Петр же был кандидатом Юрия Львовича Галицкого, желавшего получить архиерея для своей митрополии, образовавшейся еще до смерти Максима [Павлов 1894: 6–9]. При этом Михаил Тверской посылал своего протеже по примеру Галича, а не наоборот. Именно этим возможно объяснить опережение Петром Геронтия в прибытии в Царьград [Соколов 1913: 221]. Возможно, именно медлительность Геронтия в итоге и решила исход всего дела [Борзаковский 1994: 247]. Галицкий кандидат получил высокий сан без особых проблем. Прибывшему же чуть позже Геронтию патриарх отказал, предварительно испытав кандидата, «но весь сан (курсив наш. – Р. С.) возмя и дасть Петру митрополиту…» [Жития святого митрополита Петра: 415]. Вероятно, власти Константинополя решили ликвидировать разделение Русской церкви, поэтому Геронтий и не получил власти. Вполне вероятно, что кандидат Владимира по поручению своего князя настаивал на прекращении разделения и его аргументы были использованы против него. Кроме того, Юрий Львович оказывался пострадавшей стороной: он терял дорогую его сердцу церковную независимость, и назначение «его» претендента на митрополичью кафедру было своего рода компенсацией [Карташев 1993: 299]. Не стоит сбрасывать со счетов и то, что Петр мог понравиться патриарху «своим подвижническим жаром и преданностью делу православия» [Борисов 1999: 120].

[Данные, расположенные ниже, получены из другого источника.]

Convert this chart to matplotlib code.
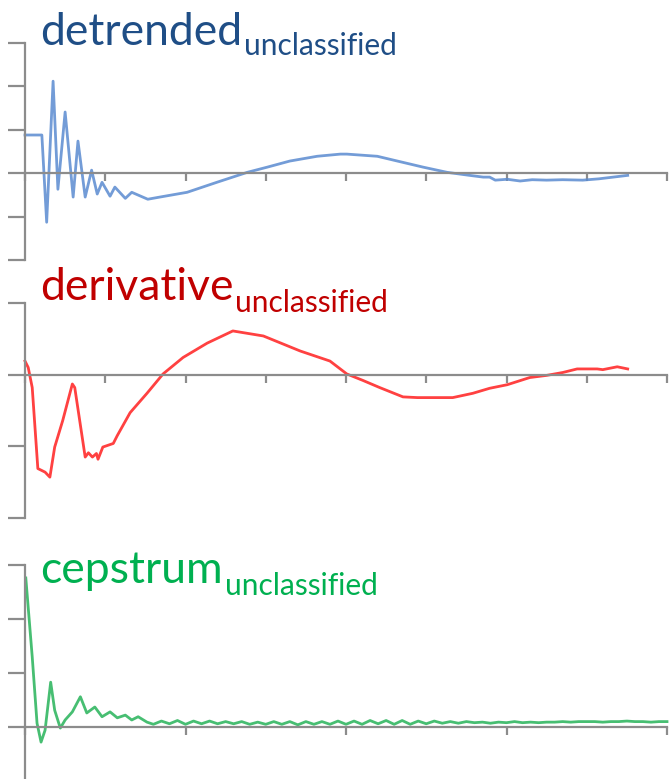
import matplotlib
matplotlib.use("Agg")
import matplotlib.pyplot as plt
import numpy as np

W, H = 671, 779

# detrended signal (x in samples, y in tick units)
det_x = [0, 21, 27, 35, 41, 50, 60, 66, 75, 83, 90, 96, 106, 112, 125, 133, 153, 168,
         202, 239, 277, 302, 330, 364, 393, 401, 439, 464, 496, 526, 554, 571, 579, 586,
         601, 617, 632, 650, 670, 695, 715, 733, 751]
det_y = [0.88, 0.88, -1.13, 2.12, -0.37, 1.41, -0.55, 0.74, -0.55, 0.07, -0.48, -0.21,
         -0.53, -0.32, -0.58, -0.44, -0.60, -0.55, -0.44, -0.21, 0.02, 0.14, 0.28, 0.39,
         0.44, 0.44, 0.39, 0.28, 0.14, 0.02, -0.05, -0.09, -0.09, -0.16, -0.14, -0.18,
         -0.15, -0.16, -0.15, -0.16, -0.13, -0.09, -0.05]

# derivative signal
der_x = [0, 4, 9, 16, 25, 31, 37, 47, 59, 62, 75, 79, 84, 89, 91, 97, 110, 115, 131, 152,
         172, 197, 227, 259, 297, 343, 380, 401, 421, 442, 471, 489, 533, 558, 579, 601,
         629, 650, 670, 688, 713, 720, 738, 751]
der_y = [0.19, 0.10, -0.18, -1.31, -1.36, -1.43, -1.01, -0.64, -0.13, -0.18, -1.15, -1.09,
         -1.15, -1.10, -1.18, -1.01, -0.96, -0.85, -0.53, -0.26, 0.01, 0.24, 0.44, 0.61,
         0.54, 0.33, 0.19, 0.01, -0.08, -0.18, -0.31, -0.32, -0.32, -0.26, -0.19, -0.14,
         -0.04, -0.01, 0.03, 0.08, 0.08, 0.07, 0.11, 0.08]

# cepstrum
cep_x = [1, 9, 15, 20, 25, 32, 37, 44, 50, 59, 69, 77, 87, 96, 106, 115, 125, 133, 141, 152,
         160, 170, 180, 190, 200, 210, 220, 230, 240, 250, 260, 270, 280, 290, 300, 310,
         320, 330, 340, 350, 360, 370, 380, 390, 400, 410, 420, 430, 440, 450, 460, 470,
         480, 490, 500, 510, 520, 530, 540, 550, 560, 570, 580, 590, 600, 610, 620, 630,
         640, 650, 660, 670, 680, 690, 700, 710, 720, 730, 740, 750, 760, 770, 780, 790, 800]
cep_y = [2.76, 1.30, 0.07, -0.28, -0.06, 0.83, 0.31, -0.02, 0.13, 0.28, 0.56, 0.26, 0.37,
         0.19, 0.28, 0.17, 0.22, 0.13, 0.19, 0.09,
         0.05, 0.11, 0.06, 0.12, 0.05, 0.11, 0.06, 0.11, 0.06, 0.10, 0.06, 0.10, 0.05, 0.09,
         0.05, 0.10, 0.05, 0.10, 0.04, 0.10, 0.05, 0.10, 0.05, 0.11, 0.05, 0.11, 0.05, 0.12,
         0.06, 0.12, 0.05, 0.12, 0.05, 0.11, 0.06, 0.11, 0.07, 0.10, 0.07, 0.10, 0.08, 0.09,
         0.07, 0.09, 0.08, 0.10, 0.08, 0.09, 0.08, 0.09, 0.09, 0.10, 0.09, 0.10, 0.10, 0.10,
         0.09, 0.10, 0.10, 0.11, 0.10, 0.10, 0.09, 0.10, 0.10]

panels = [
    # name, x, y, line colour, title colour, (top px, bottom px), ylim, xtick step, title baselines
    ("detrended", det_x, det_y, "#5b8bd0", "#1f4e86", (43, 260), (-2, 3), 100, (45, 55)),
    ("derivative", der_x, der_y, "#ff1f1f", "#c00000", (303, 518), (-2, 1), 100, (300, 312)),
    ("cepstrum", cep_x, cep_y, "#27b359", "#00b050", (565, 781), (-1, 3), 200, (583, 595)),
]

fig = plt.figure(figsize=(W / 100, H / 100), dpi=100)
renderer = fig.canvas.get_renderer()
FONT = "Lato"
axis_col = "#8c8c8c"

for name, xs, ys, lc, tc, (top, bot), ylim, step, (b_main, b_sub) in panels:
    left, right = 25, 667
    ax = fig.add_axes([left / W, 1 - bot / H, (right - left) / W, (bot - top) / H])
    ax.set_xlim(0, 800)
    ax.set_ylim(*ylim)
    ax.patch.set_alpha(0)
    for s in ("top", "right"):
        ax.spines[s].set_visible(False)
    ax.spines["bottom"].set_position(("data", 0))
    for s in ("left", "bottom"):
        ax.spines[s].set_color(axis_col)
        ax.spines[s].set_linewidth(1.6)
    ax.set_xticks(np.arange(0, 801, step))
    ax.set_yticks(np.arange(ylim[0], ylim[1] + 1, 1))
    ax.tick_params(axis="x", direction="out", length=6, width=1.6, color=axis_col,
                   labelbottom=False)
    ax.tick_params(axis="y", direction="out", length=12.5, width=1.6, color=axis_col,
                   labelleft=False)
    ax.plot(xs, ys, color=lc, lw=2.0, alpha=0.85, solid_joinstyle="round", clip_on=False)

    t = fig.text(40 / W, 1 - b_main / H, name, color=tc, fontsize=32, family=FONT,
                 va="baseline", ha="left")
    bb = t.get_window_extent(renderer)
    fig.text((bb.x1 + 2) / W, 1 - b_sub / H, "unclassified", color=tc, fontsize=21.5,
             family=FONT, va="baseline", ha="left")

fig.savefig("out.png", dpi=100)
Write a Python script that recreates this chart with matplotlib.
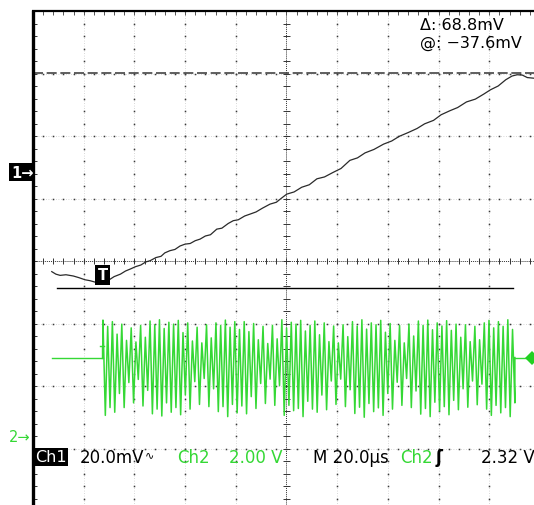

Р. А. Седова на основании сведений, содержащихся в «Прологе» XVII в., предположила, что кандидатуру Петра в Константинополе поддержали и представители Москвы. В этом памятнике упомянуты «вси князи рустии», просившие за Петра. В их число, по мнению исследовательницы, должны были входить и московские князья. Это обстоятельство и сделало неприемлемой для Михаила Тверского кандидатуру Петра [Седова 1993: 12–13]. Едва ли так было в действительности. Поддержка Москвы, даже если она и была, не могла тогда оказать заметного воздействия на решение патриарха. Да и сближение самого митрополита с Москвой (с Иваном Калитой) начинает прослеживаться с Переяславского собора. Близких же отношений с Юрием Даниловичем у него вообще, по-видимому, не было [Соколов 1913: 253].